- **Data extract**
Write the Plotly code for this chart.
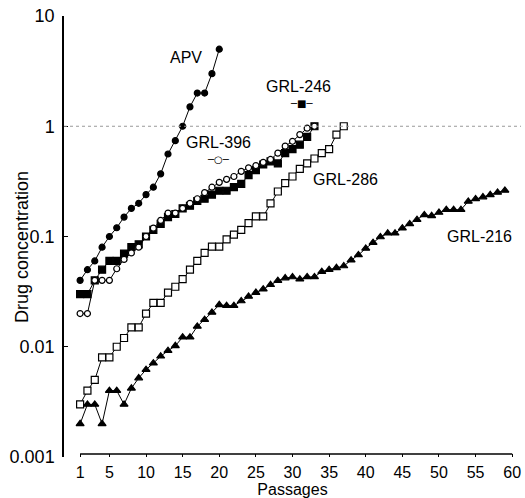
import math
import plotly.graph_objects as go

# drug concentration per passage
apv = [0.04, 0.05, 0.06, 0.08, 0.1, 0.12, 0.15, 0.18, 0.2, 0.24,
       0.28, 0.37, 0.56, 0.74, 1.0, 1.5, 2.0, 2.0, 3.0, 5.0]
grl246 = [0.03, 0.03, 0.04, 0.05, 0.06, 0.06, 0.07, 0.08, 0.085, 0.1,
          0.115, 0.13, 0.15, 0.16, 0.18, 0.19, 0.21, 0.22, 0.24, 0.26,
          0.26, 0.28, 0.3, 0.36, 0.4, 0.45, 0.48, 0.46, 0.57, 0.62,
          0.68, 0.8, 1.0]
grl396 = [0.02, 0.02, 0.04, 0.04, 0.04, 0.051, 0.062, 0.071, 0.08, 0.1,
          0.119, 0.14, 0.163, 0.163, 0.18, 0.2, 0.22, 0.25, 0.28, 0.31,
          0.33, 0.35, 0.39, 0.42, 0.44, 0.47, 0.5, 0.57, 0.66, 0.73,
          0.84, 0.96, 1.0]
grl286 = [0.003, 0.004, 0.005, 0.008, 0.008, 0.01, 0.012, 0.015, 0.015, 0.02,
          0.025, 0.025, 0.031, 0.035, 0.041, 0.05, 0.06, 0.071, 0.081, 0.081,
          0.094, 0.104, 0.115, 0.132, 0.152, 0.152, 0.2, 0.256, 0.305, 0.35,
          0.41, 0.46, 0.51, 0.57, 0.62, 0.84, 1.0]
grl216 = [0.002, 0.003, 0.003, 0.002, 0.004, 0.004, 0.003, 0.0042, 0.0052, 0.0062,
          0.0071, 0.0082, 0.0092, 0.0102, 0.0122, 0.0122, 0.0153, 0.0176, 0.0205, 0.024,
          0.0236, 0.0236, 0.026, 0.0286, 0.031, 0.0333, 0.0365, 0.0397, 0.042, 0.0429,
          0.041, 0.043, 0.043, 0.048, 0.05, 0.052, 0.054, 0.061, 0.068, 0.078,
          0.088, 0.099, 0.107, 0.107, 0.119, 0.13, 0.142, 0.157, 0.154, 0.165,
          0.175, 0.175, 0.175, 0.208, 0.219, 0.228, 0.239, 0.251, 0.262]

x_ticks = [1, 5, 10, 15, 20, 25, 30, 35, 40, 45, 50, 55, 60]
y_ticks = [0.001, 0.01, 0.1, 1, 10]
y_labels = ["0.001", "0.01", "0.1", "1", "10"]

FONT = "Liberation Sans, Arial, sans-serif"

# name, values, symbol, size, fill (white fill = open marker hiding the line)
series = [
    ("APV", apv, "circle", 6, "black"),
    ("GRL-246", grl246, "square", 7, "black"),
    ("GRL-396", grl396, "circle", 6, "white"),
    ("GRL-286", grl286, "square", 7, "white"),
    ("GRL-216", grl216, "triangle-up", 7, "black"),
]

fig = go.Figure()
for name, vals, sym, size, fill in series:
    fig.add_trace(go.Scatter(
        x=list(range(1, len(vals) + 1)),
        y=vals,
        mode="lines+markers",
        name=name,
        line=dict(color="black", width=1),
        marker=dict(symbol=sym, size=size, color=fill,
                    line=dict(color="black", width=1.2)),
        showlegend=False,
    ))

# dotted reference line at 1
fig.add_shape(type="line", xref="paper", x0=0, x1=1, yref="y", y0=1, y1=1,
              line=dict(color="#999", width=1, dash="dot"))
# x axis baseline from first to last passage
fig.add_shape(type="line", xref="x", x0=x_ticks[0], x1=x_ticks[-1],
              yref="paper", y0=0.007, y1=0.007,
              line=dict(color="black", width=1.5))

# series labels (x in passages, y in concentration)
labels = [
    ("APV", 15.5, 4.2),
    ("GRL-246", 30.8, 2.28),
    ("GRL-396", 19.85, 0.71),
    ("GRL-286", 37.2, 0.33),
    ("GRL-216", 55.6, 0.1),
]
for txt, lx, ly in labels:
    fig.add_annotation(x=lx, y=math.log10(ly), text=txt, showarrow=False,
                       font=dict(size=16, family=FONT, color="black"),
                       xanchor="center", yanchor="middle")

# little keys under the GRL-246 / GRL-396 labels
fig.add_annotation(x=31.2, y=math.log10(1.6), text="─■─", showarrow=False,
                   font=dict(size=10, family="DejaVu Sans", color="black"))
fig.add_annotation(x=19.85, y=math.log10(0.5), text="─○─", showarrow=False,
                   font=dict(size=10, family="DejaVu Sans", color="black"))

# y axis title sits close to the tick labels, as in the original
fig.add_annotation(xref="paper", yref="paper", x=-0.092, y=0.476,
                   xanchor="center", yanchor="middle",
                   text="Drug concentration", textangle=-90, showarrow=False,
                   font=dict(size=18, family=FONT, color="black"))

fig.update_xaxes(
    range=[-1.2, 61.2], tickvals=x_ticks, ticks="inside", ticklen=3,
    tickcolor="black", showline=False, showgrid=False, zeroline=False,
    automargin=False, ticklabelstandoff=4,
    tickfont=dict(size=16, family=FONT, color="black"),
    title=dict(text="Passages", font=dict(size=16, family=FONT, color="black"),
               standoff=0),
)
fig.update_yaxes(
    type="log", range=[-3, 1], tickvals=y_ticks, ticktext=y_labels,
    ticks="inside", ticklen=4, tickcolor="black",
    showline=True, linecolor="black", linewidth=1.5,
    showgrid=False, zeroline=False, automargin=False, ticklabelstandoff=4,
    tickfont=dict(size=18, family=FONT, color="black"),
)
fig.update_layout(
    width=525, height=498,
    margin=dict(l=64, r=4, t=16, b=41),
    plot_bgcolor="white", paper_bgcolor="white",
)

fig.write_html("out.html", config={"displayModeBar": False},
               post_script="document.body.style.margin='0';")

- **Job**
Print the complete listing exactly, apart from any pictures.

- **The completed task**
Write the Plotly code for this chart.
import math
import plotly.graph_objects as go

# drug concentration per passage
apv = [0.04, 0.05, 0.06, 0.08, 0.1, 0.12, 0.15, 0.18, 0.2, 0.24,
       0.28, 0.37, 0.56, 0.74, 1.0, 1.5, 2.0, 2.0, 3.0, 5.0]
grl246 = [0.03, 0.03, 0.04, 0.05, 0.06, 0.06, 0.07, 0.08, 0.085, 0.1,
          0.115, 0.13, 0.15, 0.16, 0.18, 0.19, 0.21, 0.22, 0.24, 0.26,
          0.26, 0.28, 0.3, 0.36, 0.4, 0.45, 0.48, 0.46, 0.57, 0.62,
          0.68, 0.8, 1.0]
grl396 = [0.02, 0.02, 0.04, 0.04, 0.04, 0.051, 0.062, 0.071, 0.08, 0.1,
          0.119, 0.14, 0.163, 0.163, 0.18, 0.2, 0.22, 0.25, 0.28, 0.31,
          0.33, 0.35, 0.39, 0.42, 0.44, 0.47, 0.5, 0.57, 0.66, 0.73,
          0.84, 0.96, 1.0]
grl286 = [0.003, 0.004, 0.005, 0.008, 0.008, 0.01, 0.012, 0.015, 0.015, 0.02,
          0.025, 0.025, 0.031, 0.035, 0.041, 0.05, 0.06, 0.071, 0.081, 0.081,
          0.094, 0.104, 0.115, 0.132, 0.152, 0.152, 0.2, 0.256, 0.305, 0.35,
          0.41, 0.46, 0.51, 0.57, 0.62, 0.84, 1.0]
grl216 = [0.002, 0.003, 0.003, 0.002, 0.004, 0.004, 0.003, 0.0042, 0.0052, 0.0062,
          0.0071, 0.0082, 0.0092, 0.0102, 0.0122, 0.0122, 0.0153, 0.0176, 0.0205, 0.024,
          0.0236, 0.0236, 0.026, 0.0286, 0.031, 0.0333, 0.0365, 0.0397, 0.042, 0.0429,
          0.041, 0.043, 0.043, 0.048, 0.05, 0.052, 0.054, 0.061, 0.068, 0.078,
          0.088, 0.099, 0.107, 0.107, 0.119, 0.13, 0.142, 0.157, 0.154, 0.165,
          0.175, 0.175, 0.175, 0.208, 0.219, 0.228, 0.239, 0.251, 0.262]

x_ticks = [1, 5, 10, 15, 20, 25, 30, 35, 40, 45, 50, 55, 60]
y_ticks = [0.001, 0.01, 0.1, 1, 10]
y_labels = ["0.001", "0.01", "0.1", "1", "10"]

FONT = "Liberation Sans, Arial, sans-serif"

# name, values, symbol, size, fill (white fill = open marker hiding the line)
series = [
    ("APV", apv, "circle", 6, "black"),
    ("GRL-246", grl246, "square", 7, "black"),
    ("GRL-396", grl396, "circle", 6, "white"),
    ("GRL-286", grl286, "square", 7, "white"),
    ("GRL-216", grl216, "triangle-up", 7, "black"),
]

fig = go.Figure()
for name, vals, sym, size, fill in series:
    fig.add_trace(go.Scatter(
        x=list(range(1, len(vals) + 1)),
        y=vals,
        mode="lines+markers",
        name=name,
        line=dict(color="black", width=1),
        marker=dict(symbol=sym, size=size, color=fill,
                    line=dict(color="black", width=1.2)),
        showlegend=False,
    ))

# dotted reference line at 1
fig.add_shape(type="line", xref="paper", x0=0, x1=1, yref="y", y0=1, y1=1,
              line=dict(color="#999", width=1, dash="dot"))
# x axis baseline from first to last passage
fig.add_shape(type="line", xref="x", x0=x_ticks[0], x1=x_ticks[-1],
              yref="paper", y0=0.007, y1=0.007,
              line=dict(color="black", width=1.5))

# series labels (x in passages, y in concentration)
labels = [
    ("APV", 15.5, 4.2),
    ("GRL-246", 30.8, 2.28),
    ("GRL-396", 19.85, 0.71),
    ("GRL-286", 37.2, 0.33),
    ("GRL-216", 55.6, 0.1),
]
for txt, lx, ly in labels:
    fig.add_annotation(x=lx, y=math.log10(ly), text=txt, showarrow=False,
                       font=dict(size=16, family=FONT, color="black"),
                       xanchor="center", yanchor="middle")

# little keys under the GRL-246 / GRL-396 labels
fig.add_annotation(x=31.2, y=math.log10(1.6), text="─■─", showarrow=False,
                   font=dict(size=10, family="DejaVu Sans", color="black"))
fig.add_annotation(x=19.85, y=math.log10(0.5), text="─○─", showarrow=False,
                   font=dict(size=10, family="DejaVu Sans", color="black"))

# y axis title sits close to the tick labels, as in the original
fig.add_annotation(xref="paper", yref="paper", x=-0.092, y=0.476,
                   xanchor="center", yanchor="middle",
                   text="Drug concentration", textangle=-90, showarrow=False,
                   font=dict(size=18, family=FONT, color="black"))

fig.update_xaxes(
    range=[-1.2, 61.2], tickvals=x_ticks, ticks="inside", ticklen=3,
    tickcolor="black", showline=False, showgrid=False, zeroline=False,
    automargin=False, ticklabelstandoff=4,
    tickfont=dict(size=16, family=FONT, color="black"),
    title=dict(text="Passages", font=dict(size=16, family=FONT, color="black"),
               standoff=0),
)
fig.update_yaxes(
    type="log", range=[-3, 1], tickvals=y_ticks, ticktext=y_labels,
    ticks="inside", ticklen=4, tickcolor="black",
    showline=True, linecolor="black", linewidth=1.5,
    showgrid=False, zeroline=False, automargin=False, ticklabelstandoff=4,
    tickfont=dict(size=18, family=FONT, color="black"),
)
fig.update_layout(
    width=525, height=498,
    margin=dict(l=64, r=4, t=16, b=41),
    plot_bgcolor="white", paper_bgcolor="white",
)

fig.write_html("out.html", config={"displayModeBar": False},
               post_script="document.body.style.margin='0';")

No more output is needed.